■ Set task
Write out the data below exactly as given, without any of its pictures.

■ Source excerpt
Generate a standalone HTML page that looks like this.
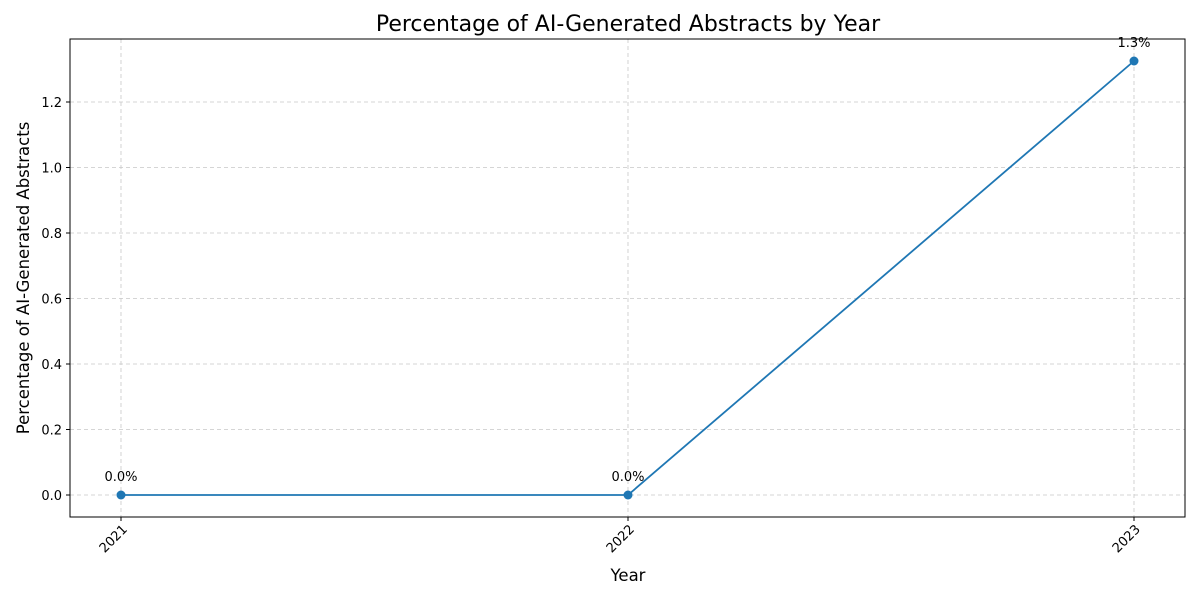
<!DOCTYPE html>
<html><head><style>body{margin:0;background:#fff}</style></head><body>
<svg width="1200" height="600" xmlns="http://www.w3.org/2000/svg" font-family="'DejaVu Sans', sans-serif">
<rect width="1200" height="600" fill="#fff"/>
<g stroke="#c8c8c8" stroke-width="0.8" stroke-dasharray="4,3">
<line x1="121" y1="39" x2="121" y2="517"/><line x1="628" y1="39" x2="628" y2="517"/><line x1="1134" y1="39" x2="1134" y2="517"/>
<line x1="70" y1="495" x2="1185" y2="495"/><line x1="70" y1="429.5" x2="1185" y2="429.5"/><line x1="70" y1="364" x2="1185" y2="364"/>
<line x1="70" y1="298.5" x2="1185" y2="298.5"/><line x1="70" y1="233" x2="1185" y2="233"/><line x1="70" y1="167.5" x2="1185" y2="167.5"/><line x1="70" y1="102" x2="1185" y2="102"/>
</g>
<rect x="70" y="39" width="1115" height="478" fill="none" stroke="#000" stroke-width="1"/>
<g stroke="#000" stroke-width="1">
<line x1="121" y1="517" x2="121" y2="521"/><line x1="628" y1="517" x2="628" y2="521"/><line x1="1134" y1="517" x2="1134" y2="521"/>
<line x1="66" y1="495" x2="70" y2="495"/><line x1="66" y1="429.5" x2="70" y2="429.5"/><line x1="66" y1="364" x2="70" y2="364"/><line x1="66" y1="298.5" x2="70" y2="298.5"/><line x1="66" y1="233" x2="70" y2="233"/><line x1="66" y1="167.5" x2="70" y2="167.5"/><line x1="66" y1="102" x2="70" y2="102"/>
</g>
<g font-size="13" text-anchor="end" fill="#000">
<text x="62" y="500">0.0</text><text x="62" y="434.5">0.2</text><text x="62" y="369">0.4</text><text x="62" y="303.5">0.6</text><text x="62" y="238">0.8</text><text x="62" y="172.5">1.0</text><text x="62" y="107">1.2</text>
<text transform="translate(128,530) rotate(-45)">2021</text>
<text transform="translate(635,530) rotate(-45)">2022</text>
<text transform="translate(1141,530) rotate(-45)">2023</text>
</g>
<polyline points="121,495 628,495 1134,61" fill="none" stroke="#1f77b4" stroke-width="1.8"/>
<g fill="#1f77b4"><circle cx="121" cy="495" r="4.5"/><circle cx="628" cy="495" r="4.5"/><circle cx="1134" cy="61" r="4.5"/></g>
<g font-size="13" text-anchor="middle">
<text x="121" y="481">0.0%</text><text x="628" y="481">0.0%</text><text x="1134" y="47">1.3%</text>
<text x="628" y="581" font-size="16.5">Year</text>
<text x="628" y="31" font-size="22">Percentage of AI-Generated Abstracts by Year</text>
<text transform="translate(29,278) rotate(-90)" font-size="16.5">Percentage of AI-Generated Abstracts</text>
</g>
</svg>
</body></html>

■ Written response
Generate a standalone HTML page that looks like this.
<!DOCTYPE html>
<html><head><style>body{margin:0;background:#fff}</style></head><body>
<svg width="1200" height="600" xmlns="http://www.w3.org/2000/svg" font-family="'DejaVu Sans', sans-serif">
<rect width="1200" height="600" fill="#fff"/>
<g stroke="#c8c8c8" stroke-width="0.8" stroke-dasharray="4,3">
<line x1="121" y1="39" x2="121" y2="517"/><line x1="628" y1="39" x2="628" y2="517"/><line x1="1134" y1="39" x2="1134" y2="517"/>
<line x1="70" y1="495" x2="1185" y2="495"/><line x1="70" y1="429.5" x2="1185" y2="429.5"/><line x1="70" y1="364" x2="1185" y2="364"/>
<line x1="70" y1="298.5" x2="1185" y2="298.5"/><line x1="70" y1="233" x2="1185" y2="233"/><line x1="70" y1="167.5" x2="1185" y2="167.5"/><line x1="70" y1="102" x2="1185" y2="102"/>
</g>
<rect x="70" y="39" width="1115" height="478" fill="none" stroke="#000" stroke-width="1"/>
<g stroke="#000" stroke-width="1">
<line x1="121" y1="517" x2="121" y2="521"/><line x1="628" y1="517" x2="628" y2="521"/><line x1="1134" y1="517" x2="1134" y2="521"/>
<line x1="66" y1="495" x2="70" y2="495"/><line x1="66" y1="429.5" x2="70" y2="429.5"/><line x1="66" y1="364" x2="70" y2="364"/><line x1="66" y1="298.5" x2="70" y2="298.5"/><line x1="66" y1="233" x2="70" y2="233"/><line x1="66" y1="167.5" x2="70" y2="167.5"/><line x1="66" y1="102" x2="70" y2="102"/>
</g>
<g font-size="13" text-anchor="end" fill="#000">
<text x="62" y="500">0.0</text><text x="62" y="434.5">0.2</text><text x="62" y="369">0.4</text><text x="62" y="303.5">0.6</text><text x="62" y="238">0.8</text><text x="62" y="172.5">1.0</text><text x="62" y="107">1.2</text>
<text transform="translate(128,530) rotate(-45)">2021</text>
<text transform="translate(635,530) rotate(-45)">2022</text>
<text transform="translate(1141,530) rotate(-45)">2023</text>
</g>
<polyline points="121,495 628,495 1134,61" fill="none" stroke="#1f77b4" stroke-width="1.8"/>
<g fill="#1f77b4"><circle cx="121" cy="495" r="4.5"/><circle cx="628" cy="495" r="4.5"/><circle cx="1134" cy="61" r="4.5"/></g>
<g font-size="13" text-anchor="middle">
<text x="121" y="481">0.0%</text><text x="628" y="481">0.0%</text><text x="1134" y="47">1.3%</text>
<text x="628" y="581" font-size="16.5">Year</text>
<text x="628" y="31" font-size="22">Percentage of AI-Generated Abstracts by Year</text>
<text transform="translate(29,278) rotate(-90)" font-size="16.5">Percentage of AI-Generated Abstracts</text>
</g>
</svg>
</body></html>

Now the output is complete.